Britain's sports minister said Thursday that Blatter must resign over the corruption allegations.
Culture, Media and Sport Secretary John Whittingdale said that "change in the leadership of FIFA is very badly needed."
Whittingdale said major sponsors should follow Visa and review their links with FIFA in the wake of corruption charges against senior FIFA officials.
"This is merely the latest sorry episode which suggests that FIFA is a deeply flawed and corrupt organization," Whittingdale told lawmakers in the House of Commons on Thursday.
World Cup sponsor Visa made its strongest call yet for FIFA to act against corruption in world soccer, warning it could leave a deal that runs through 2022.
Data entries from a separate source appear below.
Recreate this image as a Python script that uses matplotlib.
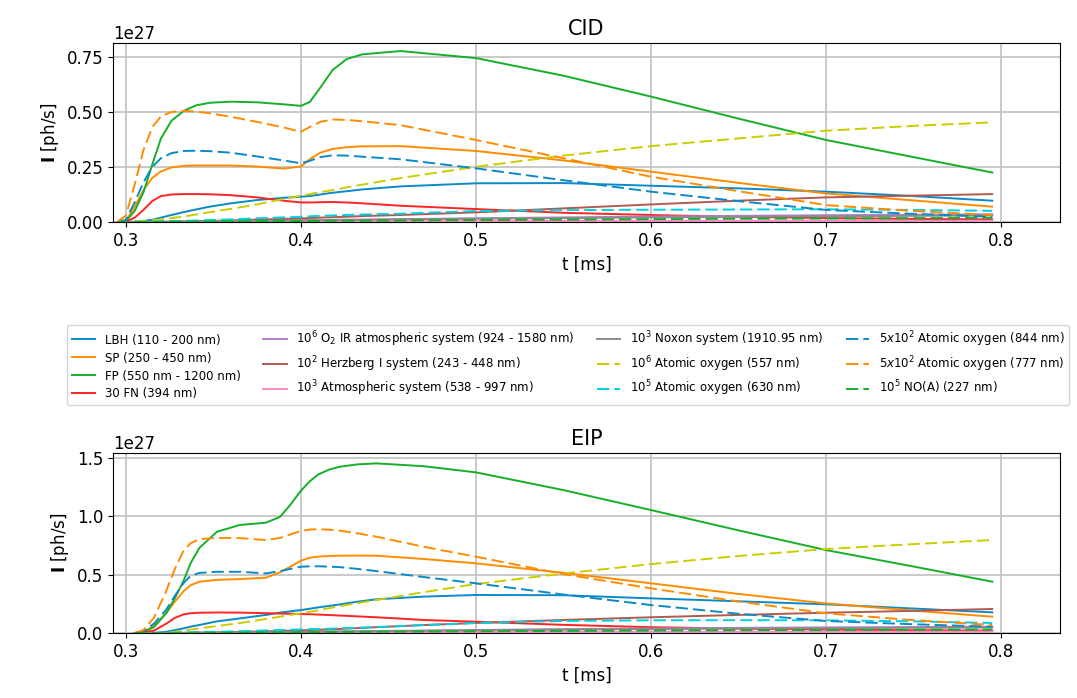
import matplotlib
matplotlib.use("Agg")
import matplotlib.pyplot as plt
from matplotlib.ticker import ScalarFormatter

# ---- CID panel (units of 1e27 ph/s) ----
t_cid = [0.295, 0.300, 0.305, 0.310, 0.315, 0.320, 0.326, 0.333, 0.340, 0.348, 0.360, 0.375, 0.390, 0.400,
         0.405, 0.411, 0.418, 0.426, 0.435, 0.457, 0.500, 0.550, 0.600, 0.650, 0.700, 0.750, 0.795]
cid_lbh = [0, 0, 0.002, 0.005, 0.01, 0.02, 0.032, 0.045, 0.057, 0.07, 0.085, 0.1, 0.11, 0.115,
           0.118, 0.125, 0.133, 0.14, 0.148, 0.162, 0.176, 0.177, 0.165, 0.153, 0.138, 0.118, 0.097]
cid_sp = [0, 0.005, 0.07, 0.145, 0.2, 0.23, 0.248, 0.255, 0.257, 0.257, 0.257, 0.252, 0.243, 0.252,
          0.285, 0.315, 0.332, 0.34, 0.344, 0.345, 0.323, 0.28, 0.229, 0.178, 0.130, 0.098, 0.070]
cid_fp = [0, 0.005, 0.05, 0.135, 0.26, 0.38, 0.46, 0.505, 0.53, 0.542, 0.547, 0.544, 0.535, 0.528,
          0.545, 0.61, 0.69, 0.74, 0.762, 0.777, 0.745, 0.665, 0.57, 0.47, 0.373, 0.295, 0.225]
cid_fn = [0, 0.002, 0.02, 0.055, 0.095, 0.118, 0.125, 0.127, 0.127, 0.126, 0.122, 0.112, 0.097, 0.089,
          0.089, 0.09, 0.091, 0.089, 0.085, 0.074, 0.059, 0.042, 0.032, 0.024, 0.018, 0.014, 0.012]
cid_o2ir = [0, 0, 0, 0, 0, 0.001, 0.001, 0.002, 0.002, 0.003, 0.004, 0.006, 0.007, 0.008,
            0.009, 0.009, 0.010, 0.011, 0.011, 0.013, 0.017, 0.021, 0.025, 0.028, 0.031, 0.033, 0.035]
cid_herz = [0, 0, 0, 0, 0, 0.001, 0.002, 0.003, 0.004, 0.005, 0.007, 0.011, 0.014, 0.017,
            0.018, 0.020, 0.022, 0.024, 0.027, 0.032, 0.044, 0.062, 0.080, 0.097, 0.112, 0.120, 0.127]
cid_atm = [0, 0, 0, 0, 0, 0, 0, 0.001, 0.001, 0.001, 0.002, 0.002, 0.002, 0.003,
           0.003, 0.003, 0.003, 0.003, 0.003, 0.004, 0.004, 0.005, 0.005, 0.005, 0.006, 0.006, 0.006]
cid_noxon = [0, 0, 0, 0, 0, 0.001, 0.001, 0.002, 0.002, 0.003, 0.004, 0.005, 0.006, 0.007,
             0.008, 0.008, 0.009, 0.009, 0.010, 0.012, 0.015, 0.018, 0.021, 0.024, 0.026, 0.028, 0.030]
cid_557 = [0, 0, 0.002, 0.005, 0.008, 0.012, 0.018, 0.025, 0.034, 0.045, 0.06, 0.08, 0.105, 0.12,
           0.127, 0.136, 0.145, 0.157, 0.17, 0.2, 0.251, 0.302, 0.345, 0.38, 0.415, 0.437, 0.453]
cid_630 = [0, 0, 0, 0.001, 0.002, 0.003, 0.004, 0.005, 0.007, 0.009, 0.012, 0.017, 0.021, 0.024,
           0.026, 0.028, 0.030, 0.032, 0.034, 0.038, 0.050, 0.054, 0.056, 0.057, 0.058, 0.055, 0.051]
cid_844 = [0, 0.01, 0.09, 0.18, 0.25, 0.29, 0.313, 0.323, 0.324, 0.322, 0.315, 0.298, 0.28, 0.267,
           0.278, 0.295, 0.303, 0.302, 0.297, 0.285, 0.244, 0.19, 0.138, 0.095, 0.055, 0.037, 0.024]
cid_777 = [0, 0.03, 0.17, 0.327, 0.43, 0.48, 0.5, 0.505, 0.502, 0.494, 0.478, 0.455, 0.43, 0.41,
           0.432, 0.455, 0.466, 0.464, 0.458, 0.44, 0.373, 0.29, 0.206, 0.14, 0.077, 0.05, 0.032]
cid_noa = [0, 0, 0, 0, 0, 0.001, 0.001, 0.002, 0.002, 0.003, 0.003, 0.004, 0.005, 0.005,
           0.005, 0.005, 0.006, 0.006, 0.006, 0.007, 0.009, 0.011, 0.013, 0.015, 0.016, 0.018, 0.019]

# ---- EIP panel (units of 1e27 ph/s) ----
t_eip = [0.305, 0.310, 0.316, 0.323, 0.328, 0.333, 0.337, 0.342, 0.352, 0.365, 0.380, 0.388, 0.394, 0.400,
         0.405, 0.410, 0.416, 0.422, 0.432, 0.443, 0.470, 0.500, 0.550, 0.600, 0.650, 0.700, 0.750, 0.795]
eip_lbh = [0, 0, 0.002, 0.01, 0.025, 0.04, 0.055, 0.069, 0.1, 0.125, 0.155, 0.175, 0.186, 0.197,
           0.208, 0.22, 0.232, 0.245, 0.268, 0.289, 0.312, 0.326, 0.324, 0.297, 0.272, 0.246, 0.21, 0.177]
eip_sp = [0, 0.01, 0.06, 0.17, 0.27, 0.36, 0.41, 0.44, 0.455, 0.462, 0.474, 0.52, 0.57, 0.62,
          0.645, 0.655, 0.66, 0.663, 0.664, 0.663, 0.635, 0.597, 0.516, 0.426, 0.335, 0.254, 0.192, 0.14]
eip_fp = [0, 0.01, 0.05, 0.17, 0.3, 0.45, 0.6, 0.73, 0.868, 0.926, 0.946, 0.995, 1.1, 1.22,
          1.3, 1.36, 1.4, 1.425, 1.445, 1.454, 1.43, 1.377, 1.225, 1.054, 0.88, 0.711, 0.57, 0.44]
eip_fn = [0, 0.005, 0.02, 0.08, 0.13, 0.16, 0.17, 0.174, 0.176, 0.175, 0.17, 0.167, 0.165, 0.163,
          0.161, 0.158, 0.154, 0.15, 0.143, 0.135, 0.112, 0.097, 0.07, 0.05, 0.038, 0.03, 0.024, 0.02]
eip_o2ir = [0, 0, 0, 0, 0, 0.001, 0.001, 0.002, 0.003, 0.005, 0.007, 0.008, 0.009, 0.010,
            0.011, 0.012, 0.013, 0.014, 0.015, 0.017, 0.021, 0.026, 0.033, 0.039, 0.044, 0.048, 0.051, 0.054]
eip_herz = [0, 0, 0, 0, 0.001, 0.002, 0.003, 0.004, 0.006, 0.010, 0.015, 0.018, 0.020, 0.023,
            0.025, 0.028, 0.031, 0.035, 0.042, 0.050, 0.068, 0.086, 0.112, 0.135, 0.155, 0.174, 0.19, 0.206]
eip_atm = [0, 0, 0, 0, 0, 0, 0, 0.001, 0.001, 0.002, 0.003, 0.003, 0.003, 0.004,
           0.004, 0.004, 0.005, 0.005, 0.005, 0.006, 0.007, 0.008, 0.009, 0.010, 0.010, 0.011, 0.011, 0.012]
eip_noxon = [0, 0, 0, 0, 0, 0.001, 0.001, 0.002, 0.003, 0.004, 0.006, 0.007, 0.007, 0.008,
             0.009, 0.010, 0.011, 0.012, 0.013, 0.015, 0.019, 0.023, 0.029, 0.034, 0.038, 0.042, 0.045, 0.047]
eip_557 = [0, 0, 0, 0.002, 0.01, 0.02, 0.03, 0.04, 0.06, 0.085, 0.12, 0.14, 0.155, 0.169,
           0.182, 0.195, 0.212, 0.23, 0.255, 0.283, 0.35, 0.42, 0.51, 0.591, 0.66, 0.72, 0.762, 0.797]
eip_630 = [0, 0, 0, 0.001, 0.003, 0.005, 0.006, 0.008, 0.010, 0.015, 0.022, 0.026, 0.028, 0.031,
           0.033, 0.035, 0.037, 0.040, 0.045, 0.050, 0.068, 0.086, 0.103, 0.109, 0.110, 0.109, 0.100, 0.086]
eip_844 = [0, 0.015, 0.08, 0.2, 0.32, 0.43, 0.49, 0.515, 0.525, 0.525, 0.511, 0.53, 0.55, 0.568,
           0.572, 0.572, 0.569, 0.565, 0.55, 0.531, 0.48, 0.426, 0.33, 0.24, 0.165, 0.103, 0.075, 0.054]
eip_777 = [0, 0.026, 0.13, 0.36, 0.55, 0.71, 0.77, 0.805, 0.815, 0.814, 0.797, 0.815, 0.845, 0.875,
           0.887, 0.89, 0.886, 0.878, 0.855, 0.826, 0.74, 0.654, 0.505, 0.383, 0.27, 0.169, 0.11, 0.069]
eip_noa = [0, 0, 0, 0, 0, 0.001, 0.001, 0.002, 0.003, 0.004, 0.005, 0.006, 0.006, 0.007,
           0.007, 0.008, 0.008, 0.009, 0.010, 0.011, 0.013, 0.015, 0.018, 0.021, 0.024, 0.026, 0.028, 0.030]

labels = [
    "LBH (110 - 200 nm)",
    "SP (250 - 450 nm)",
    "FP (550 nm - 1200 nm)",
    "30 FN (394 nm)",
    r"10$^6$ O$_2$ IR atmospheric system (924 - 1580 nm)",
    r"10$^2$ Herzberg I system (243 - 448 nm)",
    r"10$^3$ Atmospheric system (538 - 997 nm)",
    r"10$^3$ Noxon system (1910.95 nm)",
    r"10$^6$ Atomic oxygen (557 nm)",
    r"10$^5$ Atomic oxygen (630 nm)",
    r"$5x10^2$ Atomic oxygen (844 nm)",
    r"$5x10^2$ Atomic oxygen (777 nm)",
    r"10$^5$ NO(A) (227 nm)",
]
colors = ["#0a8ac8", "#ff8c00", "#15b02a", "#ff2424", "#b07cd0", "#b05a50",
          "#ff88c8", "#8c8c8c", "#cccc00", "#00d0e0", "#0a8ac8", "#ff8c00", "#15b02a"]
dash = (0, (6.3, 2.6))
styles = ["-"] * 8 + [dash] * 5

cid = [cid_lbh, cid_sp, cid_fp, cid_fn, cid_o2ir, cid_herz, cid_atm,
       cid_noxon, cid_557, cid_630, cid_844, cid_777, cid_noa]
eip = [eip_lbh, eip_sp, eip_fp, eip_fn, eip_o2ir, eip_herz, eip_atm,
       eip_noxon, eip_557, eip_630, eip_844, eip_777, eip_noa]


class Fixed27(ScalarFormatter):
    def _set_order_of_magnitude(self):
        self.orderOfMagnitude = 27


fig = plt.figure(figsize=(10.77, 6.98), dpi=100)
ax1 = fig.add_axes([0.1049, 0.6819, 0.8793, 0.2565])
ax2 = fig.add_axes([0.1049, 0.0931, 0.8793, 0.2579])

for ax, t, series, title, top in [(ax1, t_cid, cid, "CID", 0.8136),
                                  (ax2, t_eip, eip, "EIP", 1.543)]:
    ax.grid(True, color="#c0c0c0", linewidth=1.2)
    ax.set_axisbelow(True)
    for ys, c, ls, lab in zip(series, colors, styles, labels):
        ax.plot(t, [v * 1e27 for v in ys], color=c, linestyle=ls, linewidth=1.4, label=lab)
    ax.set_xlim(0.2926, 0.8337)
    ax.set_ylim(0, top * 1e27)
    ax.yaxis.set_major_formatter(Fixed27())
    ax.set_title(title, fontsize=15)
    ax.set_xlabel("t [ms]", fontsize=12)
    ax.set_ylabel(r"$\mathbf{I}$ [ph/s]", fontsize=12)
    ax.tick_params(labelsize=12)
    ax.yaxis.get_offset_text().set_fontsize(12)

ax1.set_yticks([0, 0.25e27, 0.5e27, 0.75e27])
ax2.set_yticks([0, 0.5e27, 1.0e27, 1.5e27])

handles, labs = ax1.get_legend_handles_labels()
fig.legend(handles, labs, loc="upper center", bbox_to_anchor=(0.5274, 0.5344),
           borderaxespad=0, ncol=4, fontsize=8.5, columnspacing=1.9,
           handlelength=2.0, labelspacing=0.42)

fig.savefig("out.png", dpi=100)
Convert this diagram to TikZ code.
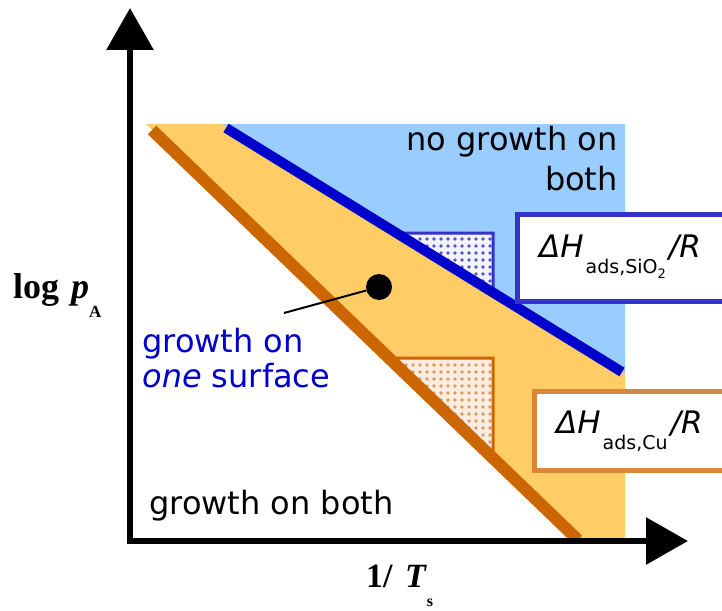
\documentclass[tikz,border=0pt]{standalone}
\usepackage{fontspec}
\setmainfont{DejaVu Sans}
\newfontfamily\axisfont{Liberation Serif}
\usetikzlibrary{arrows.meta,patterns.meta,positioning}
\definecolor{skyblue}{HTML}{99CCFF}
\definecolor{paleorange}{HTML}{FFCC66}
\definecolor{deepblue}{HTML}{0000CC}
\definecolor{rust}{HTML}{CC6600}
\definecolor{boxblue}{HTML}{3333CC}
\definecolor{boxorange}{HTML}{D9883A}
\tikzset{
    axis/.style = {line width=6pt, -{Triangle[length=42pt,width=46pt]}},
    blue line/.style = {draw=deepblue, line width=10pt},
    orange line/.style = {draw=rust, line width=12pt},
    blue wedge/.style = {draw=boxblue, line width=3pt, preaction={fill=boxblue!6},
        pattern={Dots[distance=7pt,radius=1.8pt]}, pattern color=boxblue!85},
    orange wedge/.style = {draw=rust, line width=3pt, preaction={fill=boxorange!15},
        pattern={Dots[distance=7pt,radius=1.8pt]}, pattern color=boxorange!85},
    big text/.style = {inner sep=0, font=\fontsize{32}{40}\selectfont},
    delta text/.style = {inner sep=0, font=\fontsize{31}{34}\selectfont},
    label box/.style = {draw, fill=white, line width=5pt, inner sep=0, anchor=north west},
    dot/.style = {circle, fill=black, minimum size=26pt, inner sep=0}
}
\newcommand{\subtxt}[1]{\raisebox{-16pt}{\fontsize{19}{19}\selectfont #1}}

\begin{document}
\begin{tikzpicture}[x=1pt,y=-1pt,>=latex]
    \useasboundingbox (0,0) rectangle (722,610);
    % regions
    \fill[paleorange] (146,124) -- (625,124) -- (625,541) -- (578,541) -- cycle;
    \fill[skyblue] (222,124) -- (625,124) -- (625,374) -- cycle;
    \draw[blue wedge] (398,233) -- (493,233) -- (493,291) -- cycle;
    \draw[orange wedge] (389,358) -- (493,358) -- (493,458) -- cycle;
    \draw[blue line] (226,128) -- (622,372);
    \draw[orange line] (152,130) -- (578,540);

    % axes
    \coordinate (origin) at (127,541);
    \coordinate (ybase) at (130,544);
    \coordinate (ytip) at (130,8);
    \coordinate (xtip) at (688,541);
    \draw[axis] (ybase) -- (ytip);
    \draw[axis] (origin) -- (xtip);
    \node[inner sep=0, anchor=base west, font=\axisfont\fontsize{36}{36}\selectfont] (ylabel) at (13,298)
        {\textbf{log}\hspace{12pt}\textbf{\textit{p}}\raisebox{-19pt}{\fontsize{17}{17}\selectfont\textbf{A}}};
    \node[inner sep=0, anchor=base west, font=\axisfont\fontsize{34}{34}\selectfont] (xlabel) at (366,587)
        {\textbf{1/}\hspace{12pt}\textbf{\textit{T}}\raisebox{-19pt}{\fontsize{16}{16}\selectfont\textbf{s}}};

    % region labels
    \node[big text, align=right, anchor=north east] (nogrowth) at (618,126) {no growth on\\both};
    \node[big text, align=left, anchor=north west, text=deepblue, font=\fontsize{32}{35}\selectfont]
        (onegrowth) at (142,328) {growth on\\\textit{one} surface};
    \node[big text, anchor=base west] (bothgrowth) at (149,514) {growth on both};

    \node[dot] (point) at (379,287) {};
    \coordinate (pointer) at (284,313);
    \draw[line width=2pt] (pointer) -- (point);

    % enthalpy boxes
    \node[label box, draw=boxblue, minimum width=240pt, minimum height=87pt] (sio2box) at (515,212) {};
    \node[delta text, anchor=base west] (sio2label) at ([xshift=24pt,yshift=-45pt]sio2box.north west)
        {\itshape ΔH\hspace{2pt}\subtxt{\upshape ads,SiO\raisebox{-5pt}{\fontsize{13}{13}\selectfont 2}}\hspace{3pt}/R};
    \node[label box, draw=boxorange, minimum width=220pt, minimum height=79pt] (cubox) at (532,389) {};
    \node[delta text, anchor=base west] (culabel) at ([xshift=24pt,yshift=-44pt]cubox.north west)
        {\itshape ΔH\hspace{2pt}\subtxt{\upshape ads,Cu}\hspace{3pt}/R};
\end{tikzpicture}
\end{document}
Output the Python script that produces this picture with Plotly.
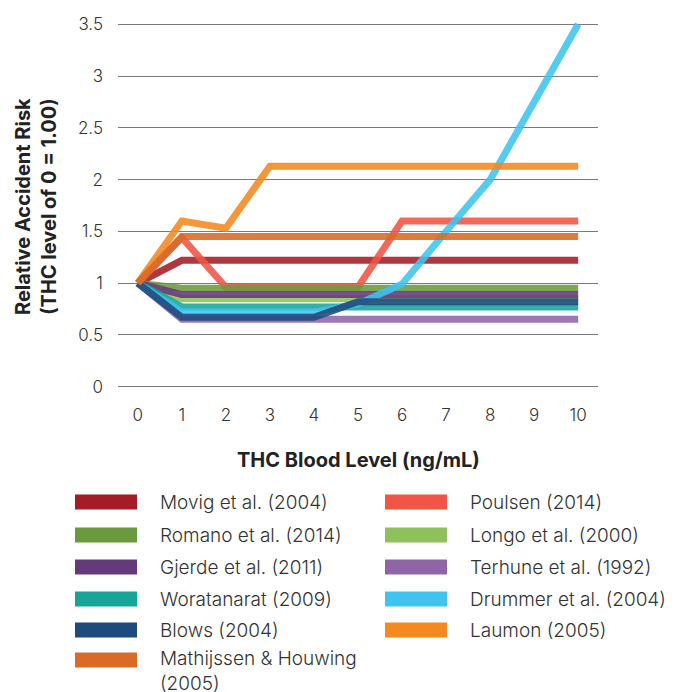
import textwrap
import plotly.graph_objects as go

# THC blood level (ng/mL)
thc_level = [0, 1, 2, 3, 4, 5, 6, 7, 8, 9, 10]

# relative accident risk per study (THC level 0 = 1.00), legend order row by row
movig = [1, 1.22, 1.22, 1.22, 1.22, 1.22, 1.22, 1.22, 1.22, 1.22, 1.22]
poulsen = [1, 1.44, 0.96, 0.96, 0.96, 0.96, 1.6, 1.6, 1.6, 1.6, 1.6]
romano = [1, 0.95, 0.95, 0.95, 0.95, 0.95, 0.95, 0.95, 0.95, 0.95, 0.95]
longo = [1, 0.85, 0.85, 0.85, 0.85, 0.85, 0.85, 0.85, 0.85, 0.85, 0.85]
gjerde = [1, 0.89, 0.89, 0.89, 0.89, 0.89, 0.89, 0.89, 0.89, 0.89, 0.89]
terhune = [1, 0.65, 0.65, 0.65, 0.65, 0.65, 0.65, 0.65, 0.65, 0.65, 0.65]
woratanarat = [1, 0.77, 0.77, 0.77, 0.77, 0.77, 0.77, 0.77, 0.77, 0.77, 0.77]
drummer = [1, 0.72, 0.72, 0.72, 0.72, 0.8, 0.99, 1.5, 2.0, 2.75, 3.5]
blows = [1, 0.67, 0.67, 0.67, 0.67, 0.82, 0.82, 0.82, 0.82, 0.82, 0.82]
laumon = [1, 1.6, 1.53, 2.13, 2.13, 2.13, 2.13, 2.13, 2.13, 2.13, 2.13]
mathijssen = [1, 1.45, 1.45, 1.45, 1.45, 1.45, 1.45, 1.45, 1.45, 1.45, 1.45]

y_ticks = [0, 0.5, 1, 1.5, 2, 2.5, 3, 3.5]
y_tick_labels = ["0", "0.5", "1", "1.5", "2", "2.5", "3", "3.5"]

studies = [
    ("Movig et al. (2004)", movig, "#a51c24"),
    ("Poulsen (2014)", poulsen, "#f05545"),
    ("Romano et al. (2014)", romano, "#6a9a3d"),
    ("Longo et al. (2000)", longo, "#8fc15b"),
    ("Gjerde et al. (2011)", gjerde, "#643a7b"),
    ("Terhune et al. (1992)", terhune, "#8e66a8"),
    ("Woratanarat (2009)", woratanarat, "#15a69a"),
    ("Drummer et al. (2004)", drummer, "#3ec4ef"),
    ("Blows (2004)", blows, "#1e4a7d"),
    ("Laumon (2005)", laumon, "#f3891f"),
    ("Mathijssen & Houwing (2005)", mathijssen, "#d96b27"),
]

# page body has an 8px margin, so the figure is drawn 8px smaller and everything
# below is given in screenshot pixels and shifted back
OFF = 8
W, H = 685 - OFF, 692 - OFF
L, R, T, B = 118, 598, 14, 397  # plot area in screenshot pixels

FONT = "Inter, Liberation Sans, Arial, sans-serif"


def px(x):
    return (x - L) / (R - L)


def py(y):
    return (B - y) / (B - T)


fig = go.Figure()
for name, vals, color in studies:
    fig.add_trace(go.Scatter(
        x=thc_level, y=vals, name=name, mode="lines",
        line=dict(color=color, width=7), opacity=0.88,
        showlegend=False,
    ))

# hand-made two-column legend
col_x = [75, 385]
row_y = [502, 535, 567, 599, 630, 660]
for i, (name, vals, color) in enumerate(studies):
    cx = col_x[i % 2]
    ry = row_y[i // 2]
    lines = textwrap.wrap(name, 21)
    fig.add_shape(type="rect", xref="paper", yref="paper",
                  x0=px(cx), x1=px(cx + 62), y0=py(ry + 7.5), y1=py(ry - 7.5),
                  fillcolor=color, line=dict(width=0))
    fig.add_annotation(x=px(cx + 83), y=py(ry - 13 - 2 * (len(lines) - 1)),
                       xref="paper", yref="paper", text="<br>".join(lines),
                       showarrow=False, xanchor="left", yanchor="top", align="left",
                       font=dict(size=19, color="#333333", weight=300))

fig.add_annotation(x=px(36), y=py(207), xref="paper", yref="paper",
                   text="<b>Relative Accident Risk<br>(THC level of 0 = 1.00)</b>",
                   textangle=-90, showarrow=False, xanchor="center", yanchor="middle",
                   font=dict(size=20, color="#222222"))
fig.add_annotation(x=px(358), y=py(460), xref="paper", yref="paper",
                   text="<b>THC Blood Level (ng/mL)</b>", showarrow=False,
                   xanchor="center", yanchor="middle",
                   font=dict(size=20, color="#222222"))

fig.update_xaxes(range=[-0.45, 10.45], tickvals=thc_level, showgrid=False,
                 zeroline=False, showline=False, ticks="", ticklabelstandoff=6,
                 tickfont=dict(size=17, color="#333333", weight=300))
fig.update_yaxes(range=[-0.1, 3.6], tickvals=y_ticks, ticktext=y_tick_labels,
                 showgrid=True, gridcolor="#7a7a7a", gridwidth=1,
                 zeroline=False, showline=False, ticks="", ticklabelstandoff=14,
                 tickfont=dict(size=17, color="#333333", weight=300))
fig.update_layout(
    width=W, height=H,
    margin=dict(l=L - OFF, r=685 - R, t=T - OFF, b=692 - B),
    plot_bgcolor="white", paper_bgcolor="white",
    font=dict(family=FONT),
)

fig.write_html("out.html")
Ahead of Friday's presidential election, Visa said it expected FIFA "to take swift and immediate steps to address these issues within its organization."
"Should FIFA fail to do so, we have informed them that we will reassess our sponsorship," Visa said.
Visa re-signed with FIFA last year to cover the 2018 and 2022 World Cups, hosted by Russia and Qatar respectively.
The value of top-tier FIFA sponsor deals is not disclosed. It was valued at around $100 million for the 2014 tournament.
Visa signed in 2007 after FIFA's former financial services partner Mastercard sued for breach of contract. FIFA paid $90 million to settle that case after a New York judge criticized its business ethics.